### Data
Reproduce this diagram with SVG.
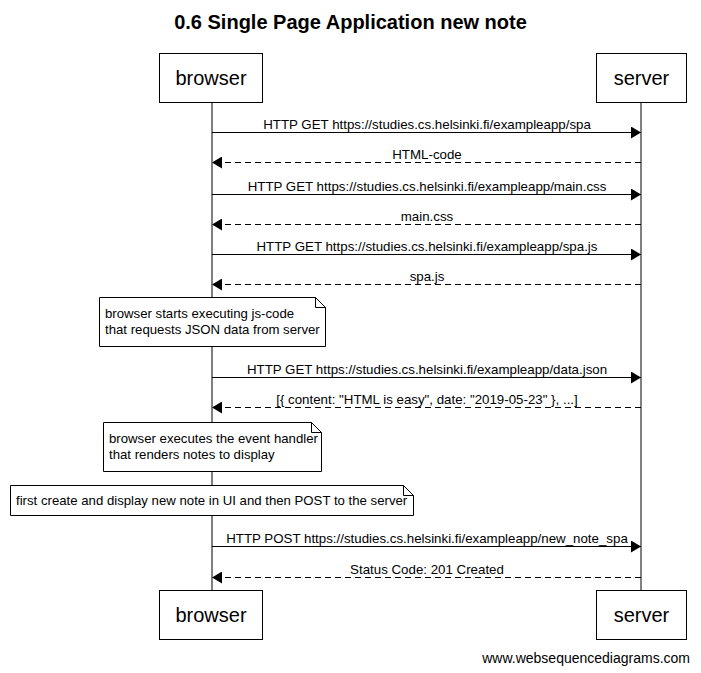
<svg xmlns="http://www.w3.org/2000/svg" width="701" height="673" viewBox="0 0 701 673">
<style>
text{font-family:"Liberation Sans",Arial,sans-serif;fill:#000}
.box{fill:#fff;stroke:#000;stroke-width:1}
.actor{font-size:20px;text-anchor:middle}
.msg{font-size:13.3px;text-anchor:middle}
.nt{font-size:13.2px}
.ln{stroke:#000;stroke-width:1;fill:none}
.dash{stroke-dasharray:6,4}
.note{fill:#fff;stroke:#000;stroke-width:1}
</style>
<defs>
<marker id="ah" viewBox="0 0 10 12" refX="10" refY="6" markerWidth="10" markerHeight="12" markerUnits="userSpaceOnUse" orient="auto">
<path d="M0,0 L10,6 L0,12 Z" fill="#000"/>
</marker>
</defs>
<rect width="701" height="673" fill="#fff"/>
<text x="350.5" y="29" font-size="20" font-weight="bold" text-anchor="middle">0.6 Single Page Application new note</text>
<g id="lifelines">
<line class="ln" x1="212" y1="102" x2="212" y2="590"/>
<line class="ln" x1="641" y1="102" x2="641" y2="590"/>
</g>
<g id="browser">
<rect class="box" x="159.5" y="53.5" width="103" height="49"/>
<text class="actor" x="211" y="85">browser</text>
</g>
<g id="server">
<rect class="box" x="596.5" y="53.5" width="90" height="49"/>
<text class="actor" x="641.5" y="85">server</text>
</g>
<g id="browser-bottom">
<rect class="box" x="159.5" y="590.5" width="103" height="49"/>
<text class="actor" x="211" y="622">browser</text>
</g>
<g id="server-bottom">
<rect class="box" x="596.5" y="590.5" width="90" height="49"/>
<text class="actor" x="641.5" y="622">server</text>
</g>
<g id="connectors">
<line class="ln" x1="212" y1="132.5" x2="641" y2="132.5" marker-end="url(#ah)"/>
<text class="msg" x="427" y="129">HTTP GET https://studies.cs.helsinki.fi/exampleapp/spa</text>
<line class="ln dash" x1="641" y1="162.5" x2="212" y2="162.5" marker-end="url(#ah)"/>
<text class="msg" x="427" y="159">HTML-code</text>
<line class="ln" x1="212" y1="194.5" x2="641" y2="194.5" marker-end="url(#ah)"/>
<text class="msg" x="427" y="191">HTTP GET https://studies.cs.helsinki.fi/exampleapp/main.css</text>
<line class="ln dash" x1="641" y1="224.5" x2="212" y2="224.5" marker-end="url(#ah)"/>
<text class="msg" x="427" y="221">main.css</text>
<line class="ln" x1="212" y1="254.5" x2="641" y2="254.5" marker-end="url(#ah)"/>
<text class="msg" x="427" y="251">HTTP GET https://studies.cs.helsinki.fi/exampleapp/spa.js</text>
<line class="ln dash" x1="641" y1="284.5" x2="212" y2="284.5" marker-end="url(#ah)"/>
<text class="msg" x="427" y="281">spa.js</text>
<line class="ln" x1="212" y1="377.5" x2="641" y2="377.5" marker-end="url(#ah)"/>
<text class="msg" x="427" y="374">HTTP GET https://studies.cs.helsinki.fi/exampleapp/data.json</text>
<line class="ln dash" x1="641" y1="407.5" x2="212" y2="407.5" marker-end="url(#ah)"/>
<text class="msg" x="427" y="404">[{ content: "HTML is easy", date: "2019-05-23" }, ...]</text>
<line class="ln" x1="212" y1="546.5" x2="641" y2="546.5" marker-end="url(#ah)"/>
<text class="msg" x="427" y="543">HTTP POST https://studies.cs.helsinki.fi/exampleapp/new_note_spa</text>
<line class="ln dash" x1="641" y1="577.5" x2="212" y2="577.5" marker-end="url(#ah)"/>
<text class="msg" x="427" y="574">Status Code: 201 Created</text>
</g>
<g id="note1">
<path class="note" d="M99.5,297.5 H315.5 L325.5,307.5 V346.5 H99.5 Z"/>
<path class="ln" d="M315.5,297.5 V307.5 H325.5"/>
<text class="nt" x="105" y="318">browser starts executing js-code</text>
<text class="nt" x="105" y="334">that requests JSON data from server</text>
</g>
<g id="note2">
<path class="note" d="M103.5,422.5 H311.5 L321.5,432.5 V471.5 H103.5 Z"/>
<path class="ln" d="M311.5,422.5 V432.5 H321.5"/>
<text class="nt" x="109" y="443">browser executes the event handler</text>
<text class="nt" x="109" y="459">that renders notes to display</text>
</g>
<g id="note3">
<path class="note" d="M10.5,485.5 H403.5 L413.5,495.5 V515.5 H10.5 Z"/>
<path class="ln" d="M403.5,485.5 V495.5 H413.5"/>
<text class="nt" x="16" y="505">first create and display new note in UI and then POST to the server</text>
</g>
<text x="690" y="663" font-size="14" text-anchor="end">www.websequencediagrams.com</text>
</svg>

### Task goal
Reproduce the material above in full and without alteration, but skip all pictures.

### Final result
Reproduce this diagram with SVG.
<svg xmlns="http://www.w3.org/2000/svg" width="701" height="673" viewBox="0 0 701 673">
<style>
text{font-family:"Liberation Sans",Arial,sans-serif;fill:#000}
.box{fill:#fff;stroke:#000;stroke-width:1}
.actor{font-size:20px;text-anchor:middle}
.msg{font-size:13.3px;text-anchor:middle}
.nt{font-size:13.2px}
.ln{stroke:#000;stroke-width:1;fill:none}
.dash{stroke-dasharray:6,4}
.note{fill:#fff;stroke:#000;stroke-width:1}
</style>
<defs>
<marker id="ah" viewBox="0 0 10 12" refX="10" refY="6" markerWidth="10" markerHeight="12" markerUnits="userSpaceOnUse" orient="auto">
<path d="M0,0 L10,6 L0,12 Z" fill="#000"/>
</marker>
</defs>
<rect width="701" height="673" fill="#fff"/>
<text x="350.5" y="29" font-size="20" font-weight="bold" text-anchor="middle">0.6 Single Page Application new note</text>
<g id="lifelines">
<line class="ln" x1="212" y1="102" x2="212" y2="590"/>
<line class="ln" x1="641" y1="102" x2="641" y2="590"/>
</g>
<g id="browser">
<rect class="box" x="159.5" y="53.5" width="103" height="49"/>
<text class="actor" x="211" y="85">browser</text>
</g>
<g id="server">
<rect class="box" x="596.5" y="53.5" width="90" height="49"/>
<text class="actor" x="641.5" y="85">server</text>
</g>
<g id="browser-bottom">
<rect class="box" x="159.5" y="590.5" width="103" height="49"/>
<text class="actor" x="211" y="622">browser</text>
</g>
<g id="server-bottom">
<rect class="box" x="596.5" y="590.5" width="90" height="49"/>
<text class="actor" x="641.5" y="622">server</text>
</g>
<g id="connectors">
<line class="ln" x1="212" y1="132.5" x2="641" y2="132.5" marker-end="url(#ah)"/>
<text class="msg" x="427" y="129">HTTP GET https://studies.cs.helsinki.fi/exampleapp/spa</text>
<line class="ln dash" x1="641" y1="162.5" x2="212" y2="162.5" marker-end="url(#ah)"/>
<text class="msg" x="427" y="159">HTML-code</text>
<line class="ln" x1="212" y1="194.5" x2="641" y2="194.5" marker-end="url(#ah)"/>
<text class="msg" x="427" y="191">HTTP GET https://studies.cs.helsinki.fi/exampleapp/main.css</text>
<line class="ln dash" x1="641" y1="224.5" x2="212" y2="224.5" marker-end="url(#ah)"/>
<text class="msg" x="427" y="221">main.css</text>
<line class="ln" x1="212" y1="254.5" x2="641" y2="254.5" marker-end="url(#ah)"/>
<text class="msg" x="427" y="251">HTTP GET https://studies.cs.helsinki.fi/exampleapp/spa.js</text>
<line class="ln dash" x1="641" y1="284.5" x2="212" y2="284.5" marker-end="url(#ah)"/>
<text class="msg" x="427" y="281">spa.js</text>
<line class="ln" x1="212" y1="377.5" x2="641" y2="377.5" marker-end="url(#ah)"/>
<text class="msg" x="427" y="374">HTTP GET https://studies.cs.helsinki.fi/exampleapp/data.json</text>
<line class="ln dash" x1="641" y1="407.5" x2="212" y2="407.5" marker-end="url(#ah)"/>
<text class="msg" x="427" y="404">[{ content: "HTML is easy", date: "2019-05-23" }, ...]</text>
<line class="ln" x1="212" y1="546.5" x2="641" y2="546.5" marker-end="url(#ah)"/>
<text class="msg" x="427" y="543">HTTP POST https://studies.cs.helsinki.fi/exampleapp/new_note_spa</text>
<line class="ln dash" x1="641" y1="577.5" x2="212" y2="577.5" marker-end="url(#ah)"/>
<text class="msg" x="427" y="574">Status Code: 201 Created</text>
</g>
<g id="note1">
<path class="note" d="M99.5,297.5 H315.5 L325.5,307.5 V346.5 H99.5 Z"/>
<path class="ln" d="M315.5,297.5 V307.5 H325.5"/>
<text class="nt" x="105" y="318">browser starts executing js-code</text>
<text class="nt" x="105" y="334">that requests JSON data from server</text>
</g>
<g id="note2">
<path class="note" d="M103.5,422.5 H311.5 L321.5,432.5 V471.5 H103.5 Z"/>
<path class="ln" d="M311.5,422.5 V432.5 H321.5"/>
<text class="nt" x="109" y="443">browser executes the event handler</text>
<text class="nt" x="109" y="459">that renders notes to display</text>
</g>
<g id="note3">
<path class="note" d="M10.5,485.5 H403.5 L413.5,495.5 V515.5 H10.5 Z"/>
<path class="ln" d="M403.5,485.5 V495.5 H413.5"/>
<text class="nt" x="16" y="505">first create and display new note in UI and then POST to the server</text>
</g>
<text x="690" y="663" font-size="14" text-anchor="end">www.websequencediagrams.com</text>
</svg>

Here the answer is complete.